総研大 文化科学研究

論文要旨

礪波今道年譜稿

文化科学研究科・日本文学研究専攻 一戸 渉

キーワード:

礪波今道(辻丹楓)、上田秋成、加藤宇万伎、建部綾足、本居大平、上方学芸史、越中学芸史、漆工史、近世中期、伝記研究

本稿は、近世中期を生きた文人にして漆工家である礪波今道(享保七年〔一七二二〕~文化二年〔一八〇五〕)について、年譜形式を用い、その伝記を詳細に明らかにしたものである。

従来の研究において、礪波今道は上田秋成の友人という以外には、ほぼ全く未詳の人物で、その業績についてもごく部分的な言及があるのみである。そこで本稿では、俳諧、漢詩、和歌、そして古典注釈から韻学にまで及ぶ彼の多彩な文事、及びそれに付随する諸人物との交友、更に彼の生業であった漆工芸に至るまで、その諸活動を現時点において可能な限り網羅的に記述することを試みた。

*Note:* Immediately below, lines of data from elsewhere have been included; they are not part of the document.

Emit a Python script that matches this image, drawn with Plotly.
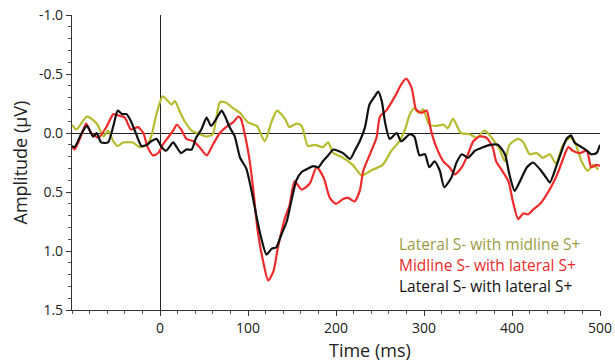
import plotly.graph_objects as go

names = ["Lateral S- with midline S+", "Midline S- with lateral S+", "Lateral S- with lateral S+"]
line_colors = ["#b7bb2e", "#ee2a2a", "#111111"]
text_colors = ["#9c9c44", "#ee2a2a", "#111111"]

t_olive = [-100,-95,-83,-72,-64,-59,-53,-48,-42,-31,-23,-15,-10,-4,3,9,13,17,22,28,36,45,53,60,68,74,83,91,100,110,119,127,133,142,147,155,161,168,176,185,191,197,208,219,229,235,242,253,263,272,278,284,289,294,299,306,314,322,327,333,342,352,360,369,377,386,392,397,407,413,420,428,435,443,450,458,466,471,479,486,492,498]
v_olive = [-0.07,-0.03,-0.14,-0.08,0.03,-0.02,0.07,0.11,0.08,0.08,0.12,0.10,0.03,-0.16,-0.31,-0.27,-0.24,-0.27,-0.19,-0.10,-0.02,0.01,0.03,0.01,-0.26,-0.26,-0.21,-0.17,-0.09,-0.06,0.07,-0.10,-0.19,-0.12,-0.05,-0.08,-0.06,0.11,0.10,0.12,0.08,0.17,0.21,0.27,0.36,0.34,0.31,0.27,0.15,0.07,-0.02,-0.16,-0.21,-0.17,-0.20,-0.07,-0.06,-0.07,-0.04,-0.12,0.00,0.01,0.04,-0.02,0.04,0.14,0.24,0.10,0.05,0.08,0.18,0.17,0.21,0.18,0.26,0.10,0.04,0.07,0.24,0.32,0.27,0.31]

t_red = [-100,-97,-89,-84,-78,-70,-61,-53,-48,-40,-33,-25,-19,-14,-8,-2,3,9,15,19,24,30,38,45,53,60,68,75,83,89,92,98,102,106,111,117,123,129,134,142,147,153,161,170,178,186,193,200,208,214,221,227,231,238,246,250,257,267,274,280,286,291,297,303,308,314,322,329,335,343,350,356,363,371,378,382,388,396,401,407,413,418,424,432,437,445,452,458,464,469,477,485,490,496,500]
v_red = [0.12,0.14,0.01,-0.08,0.00,0.04,-0.05,-0.16,-0.15,-0.13,-0.03,-0.05,0.00,0.12,0.19,0.17,0.10,0.04,-0.02,-0.07,-0.03,0.05,0.07,0.12,0.19,0.10,0.00,-0.05,-0.09,-0.14,-0.12,0.07,0.24,0.48,0.83,1.08,1.25,1.17,0.97,0.72,0.62,0.41,0.48,0.43,0.29,0.38,0.55,0.60,0.56,0.55,0.58,0.49,0.32,0.19,0.04,-0.14,-0.19,-0.31,-0.41,-0.46,-0.38,-0.20,-0.17,-0.19,-0.02,0.12,0.24,0.29,0.35,0.29,0.18,0.07,0.03,0.04,0.12,0.24,0.31,0.41,0.58,0.73,0.68,0.69,0.65,0.60,0.55,0.45,0.34,0.22,0.12,0.15,0.17,0.15,0.29,0.27,0.28]

t_black = [-100,-97,-89,-83,-76,-72,-67,-59,-53,-48,-43,-38,-33,-27,-21,-15,-10,-4,2,7,15,19,24,30,36,41,47,53,58,64,70,74,79,85,91,98,104,110,115,121,127,132,138,144,150,155,161,166,174,180,185,191,197,202,208,216,222,227,233,238,244,248,252,256,261,269,274,284,289,295,301,306,312,318,323,331,337,343,350,358,367,375,384,392,397,403,409,417,424,432,439,443,450,457,462,467,471,477,485,490,496,500]
v_black = [0.11,0.12,0.00,-0.06,0.03,0.00,0.08,0.08,-0.06,-0.19,-0.16,-0.16,-0.10,0.01,0.11,0.10,0.07,0.05,0.12,0.15,0.08,0.12,0.17,0.14,0.14,0.04,-0.03,-0.13,-0.06,-0.12,-0.19,-0.14,-0.05,0.03,0.21,0.30,0.49,0.72,0.89,1.03,0.98,0.97,0.86,0.75,0.55,0.40,0.33,0.31,0.28,0.29,0.24,0.19,0.14,0.15,0.17,0.22,0.14,0.07,-0.05,-0.24,-0.31,-0.35,-0.27,-0.08,0.05,0.00,0.07,0.01,0.03,0.19,0.18,0.29,0.24,0.32,0.46,0.38,0.25,0.18,0.21,0.15,0.12,0.10,0.10,0.18,0.35,0.49,0.41,0.29,0.25,0.31,0.38,0.42,0.29,0.14,0.05,0.02,0.08,0.11,0.15,0.18,0.17,0.10]

x_ticks = [0, 100, 200, 300, 400, 500]
y_ticks = [-1.0, -0.5, 0.0, 0.5, 1.0, 1.5]

series = [(t_olive, v_olive), (t_red, v_red), (t_black, v_black)]
for tt, vv in series:
    assert len(tt) == len(vv), (len(tt), len(vv))

FONT = "Open Sans"
fig = go.Figure()
for (tt, vv), name, col in zip(series, names, line_colors):
    fig.add_trace(go.Scatter(x=tt, y=vv, mode="lines", name=name,
                             line=dict(color=col, width=2.2, shape="spline", smoothing=0.6),
                             showlegend=False))

axis_common = dict(showline=True, linecolor="#333", linewidth=1.2, ticks="outside",
                   ticklen=5, tickcolor="#333", tickwidth=1, showgrid=False,
                   zeroline=True, zerolinecolor="#222", zerolinewidth=1.2, automargin=False,
                   tickfont=dict(family=FONT, size=14, color="#222"))
fig.update_xaxes(range=[-100, 500], tickvals=x_ticks, ticktext=[str(v) for v in x_ticks],
                 minor=dict(dtick=20, ticklen=3, tickcolor="#555", ticks="outside"),
                 **axis_common)
fig.update_yaxes(range=[1.5, -1.0], tickvals=y_ticks, ticktext=[f"{v:.1f}" for v in y_ticks],
                 minor=dict(dtick=0.1, ticklen=3, tickcolor="#555", ticks="outside"),
                 **axis_common)

for i, (name, col) in enumerate(zip(names, text_colors)):
    fig.add_annotation(text=name, xref="paper", yref="paper", x=0.615, y=0.224 - i * 0.072,
                       xanchor="left", yanchor="middle", showarrow=False,
                       font=dict(family=FONT, size=15.5, color=col))

fig.add_annotation(text="Time (ms)", xref="paper", yref="paper", x=0.565, y=-0.136,
                   xanchor="center", yanchor="middle", showarrow=False,
                   font=dict(family=FONT, size=18, color="#222"))
fig.add_annotation(text="Amplitude (µV)", xref="paper", yref="paper", x=-0.0985, y=0.50,
                   xanchor="center", yanchor="middle", showarrow=False, textangle=-90,
                   font=dict(family=FONT, size=18, color="#222"))

fig.update_layout(width=615, height=362, margin=dict(l=72, r=15, t=15, b=52),
                  plot_bgcolor="white", paper_bgcolor="white")
fig.write_html("out.html", config={"displayModeBar": False},
               post_script="document.body.style.margin='0';document.body.style.overflow='hidden';")
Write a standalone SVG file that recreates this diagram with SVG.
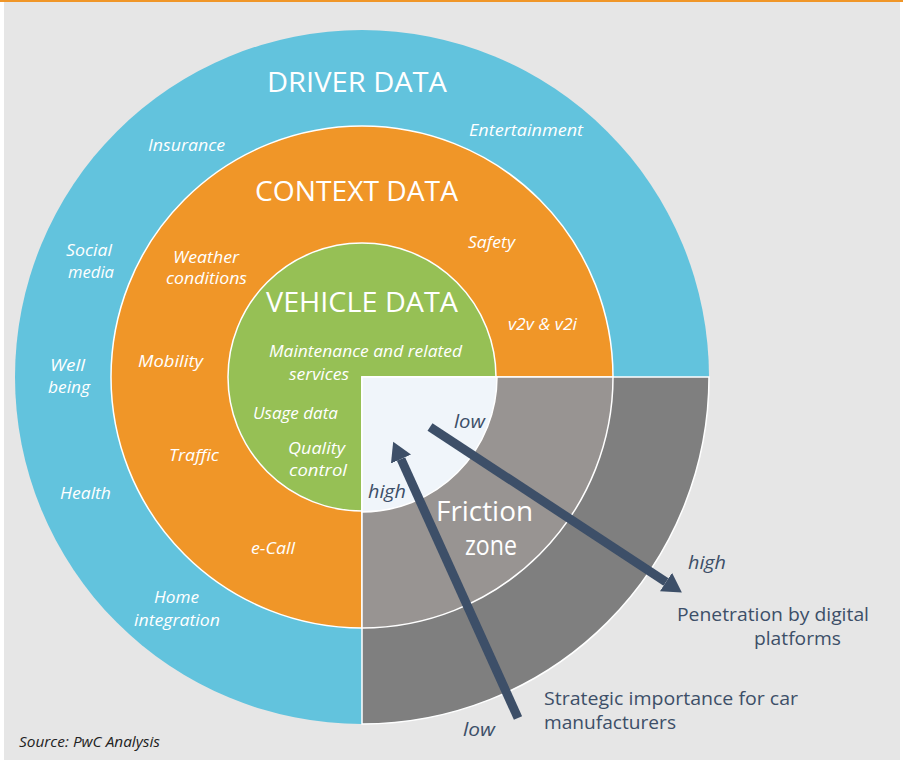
<svg xmlns="http://www.w3.org/2000/svg" width="903" height="763" viewBox="0 0 903 763">
  <defs>
    <style>
      .lbl { font-family: "Open Sans", "Liberation Sans", sans-serif; font-style: italic; font-size: 17px; fill: #ffffff; }
      .head { font-family: "Open Sans", "Liberation Sans", sans-serif; font-size: 27px; fill: #ffffff; }
      .axis { font-family: "Open Sans", "Liberation Sans", sans-serif; font-style: italic; font-size: 19px; fill: #3d4f68; }
      .cap { font-family: "Open Sans", "Liberation Sans", sans-serif; font-size: 19px; fill: #3d4f68; }
      .ring { stroke: #ffffff; stroke-width: 1.5; }
      .arrow { stroke: #3d4f68; stroke-width: 9; fill: none; marker-end: url(#head); }
    </style>
    <marker id="head" markerUnits="userSpaceOnUse" markerWidth="20" markerHeight="22" refX="0" refY="11" orient="auto">
      <path d="M0,0 L19,11 L0,22 Z" fill="#3d4f68"/>
    </marker>
  </defs>

  <!-- page -->
  <rect x="0" y="0" width="903" height="763" fill="#ffffff"/>
  <rect x="4" y="2" width="896" height="758" fill="#e6e6e6"/>
  <rect x="0" y="0" width="903" height="2" fill="#f09628"/>

  <!-- data rings -->
  <g id="driver-data">
    <circle cx="362" cy="377" r="347" fill="#62c3dd"/>
    <text class="head" x="267" y="92" textLength="180" lengthAdjust="spacingAndGlyphs">DRIVER DATA</text>
    <text class="lbl" x="469" y="136" textLength="114" lengthAdjust="spacingAndGlyphs">Entertainment</text>
    <text class="lbl" x="148" y="151" textLength="77" lengthAdjust="spacingAndGlyphs">Insurance</text>
    <text class="lbl" x="66" y="256" textLength="46" lengthAdjust="spacingAndGlyphs">Social</text>
    <text class="lbl" x="68" y="278" textLength="46" lengthAdjust="spacingAndGlyphs">media</text>
    <text class="lbl" x="50" y="371" font-size="16" textLength="35" lengthAdjust="spacingAndGlyphs">Well</text>
    <text class="lbl" x="48" y="393" font-size="16" textLength="42" lengthAdjust="spacingAndGlyphs">being</text>
    <text class="lbl" x="60" y="499" textLength="51" lengthAdjust="spacingAndGlyphs">Health</text>
    <text class="lbl" x="154" y="603" textLength="45" lengthAdjust="spacingAndGlyphs">Home</text>
    <text class="lbl" x="134" y="626" textLength="86" lengthAdjust="spacingAndGlyphs">integration</text>
  </g>

  <g id="context-data">
    <circle class="ring" cx="362" cy="377" r="251" fill="#f09628"/>
    <text class="head" x="255" y="201" textLength="203" lengthAdjust="spacingAndGlyphs">CONTEXT DATA</text>
    <text class="lbl" x="468" y="248" textLength="47" lengthAdjust="spacingAndGlyphs">Safety</text>
    <text class="lbl" x="173" y="263" textLength="66" lengthAdjust="spacingAndGlyphs">Weather</text>
    <text class="lbl" x="166" y="284" textLength="81" lengthAdjust="spacingAndGlyphs">conditions</text>
    <text class="lbl" x="508" y="330" textLength="69" lengthAdjust="spacingAndGlyphs">v2v &amp; v2i</text>
    <text class="lbl" x="138" y="367" textLength="65" lengthAdjust="spacingAndGlyphs">Mobility</text>
    <text class="lbl" x="169" y="461" textLength="50" lengthAdjust="spacingAndGlyphs">Traffic</text>
    <text class="lbl" x="251" y="554" textLength="44" lengthAdjust="spacingAndGlyphs">e-Call</text>
  </g>

  <g id="vehicle-data">
    <circle class="ring" cx="362" cy="377" r="134" fill="#96c055"/>
    <text class="head" x="266" y="312" textLength="192" lengthAdjust="spacingAndGlyphs">VEHICLE DATA</text>
    <text class="lbl" x="269" y="357" textLength="193" lengthAdjust="spacingAndGlyphs">Maintenance and related</text>
    <text class="lbl" x="289" y="380" textLength="60" lengthAdjust="spacingAndGlyphs">services</text>
    <text class="lbl" x="253" y="419" textLength="85" lengthAdjust="spacingAndGlyphs">Usage data</text>
    <text class="lbl" x="288" y="454" textLength="57" lengthAdjust="spacingAndGlyphs">Quality</text>
    <text class="lbl" x="289" y="476" textLength="58" lengthAdjust="spacingAndGlyphs">control</text>
  </g>

  <!-- friction zone quadrant -->
  <g id="friction-zone">
    <path class="ring" d="M362,377 H709 A347,347 0 0 1 362,724 Z" fill="#7f7f7f"/>
    <path class="ring" d="M362,377 H613 A251,251 0 0 1 362,628 Z" fill="#989492"/>
    <path class="ring" d="M362,377 H497 A135,135 0 0 1 362,512 Z" fill="#f0f5fa"/>
    <text class="head" font-size="25">
      <tspan x="436" y="521" textLength="97" lengthAdjust="spacingAndGlyphs">Friction</tspan>
      <tspan x="465" y="555" textLength="52" lengthAdjust="spacingAndGlyphs">zone</tspan>
    </text>
  </g>

  <!-- axes -->
  <g id="connectors">
    <line class="arrow" x1="430" y1="427" x2="666" y2="582"/>
    <line class="arrow" x1="518" y1="718" x2="401" y2="459"/>
  </g>

  <g id="axis-penetration">
    <text class="axis" x="454" y="428" textLength="31" lengthAdjust="spacingAndGlyphs">low</text>
    <text class="axis" x="688" y="569" textLength="38" lengthAdjust="spacingAndGlyphs">high</text>
    <text class="cap" x="677" y="621" textLength="192" lengthAdjust="spacingAndGlyphs">Penetration by digital</text>
    <text class="cap" x="754" y="645" textLength="87" lengthAdjust="spacingAndGlyphs">platforms</text>
  </g>

  <g id="axis-strategic">
    <text class="axis" x="368" y="498" textLength="38" lengthAdjust="spacingAndGlyphs">high</text>
    <text class="axis" x="463" y="736" textLength="32" lengthAdjust="spacingAndGlyphs">low</text>
    <text class="cap" x="544" y="705" textLength="254" lengthAdjust="spacingAndGlyphs">Strategic importance for car</text>
    <text class="cap" x="544" y="729" textLength="132" lengthAdjust="spacingAndGlyphs">manufacturers</text>
  </g>

  <text x="19" y="747" textLength="141" lengthAdjust="spacingAndGlyphs" font-family="Open Sans, Liberation Sans, sans-serif" font-style="italic" font-size="14" fill="#222222">Source: PwC Analysis</text>
</svg>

以下、本稿で明らかにし得た主な事項について略述する。

まず、未紹介の資料である「筏井甚右衛門旧記」に拠って、彼が享保七年に越中礪波郡辻村(現高岡市辻)の百姓家に生まれ、須田村長念寺へ養子に入ったが後に実家に戻され、分家の上、射水郡高岡御馬出町に移住したことなど、今道の出生をめぐる伝記的事項について整理した。

彼の学芸に関しては、若年期の蕉風俳諧への傾倒から、壮年期における京都遊学中に建部綾足の片歌説の賛同へと変節を遂げたこと、その綾足門から加藤宇万伎門へ移った県門末流の和学者で秋成とは同門であったこと、また古文辞格調派風の漢詩を善くし、更には富森一斎について韻学を学ぶなど、当代流行の和漢諸学を修した人物であったことを明らかにした。またそれに付随して、上掲の人物の他に、市中庵梅従、上田秋成、本居大平、橋本経亮、内池益謙、川口好和、山本封山などといった京坂の文人諸家との交友関係について整理し、上方学芸史上に今道を位置付けることを試みた。

今道の漆工については、高岡御車山、及び放生津曳山や伏木曳山における人形及び漆工の作例を、先行研究に紹介のある箱書や口碑などを参照しつつ、制作年代順に整理し、また個人蔵の辻丹楓(今道の別称)作として伝わる漆器類をも含めて、現在確認し得る全ての作例を網羅的に記述した。その際、「辻丹甫」の作と口碑に伝えられる諸作品と、今道の作との間における作者認定上の問題点についても整理を行った。加えて師綾足との間では、今道の製作した漆器が雅交の具として利用されていた可能性について、下郷学海宛綾足書翰などに基づき、指摘を行った。

越中高岡の地における今道の学芸については、文化十三年三月刊『俳諧狐の茶袋』所収の今道の句及び文章から、当地に明和年間頃より形成されていたと思しい雅壇との関わりについて整理した。そこでは寺崎蛠洲や富田徳風ら、今道よりも一世代後の高岡雅壇の構成員による言説に基づいて、今道が当地の雅壇経営に少なからず寄与していただろう可能性について指摘した。

以上の指摘を通じ、本稿は学芸と工芸という二つの領域に渡る礪波今道の業績を、近世期の上方及び越中学芸史、また近世工芸史の中に位置付けることを試みたものである。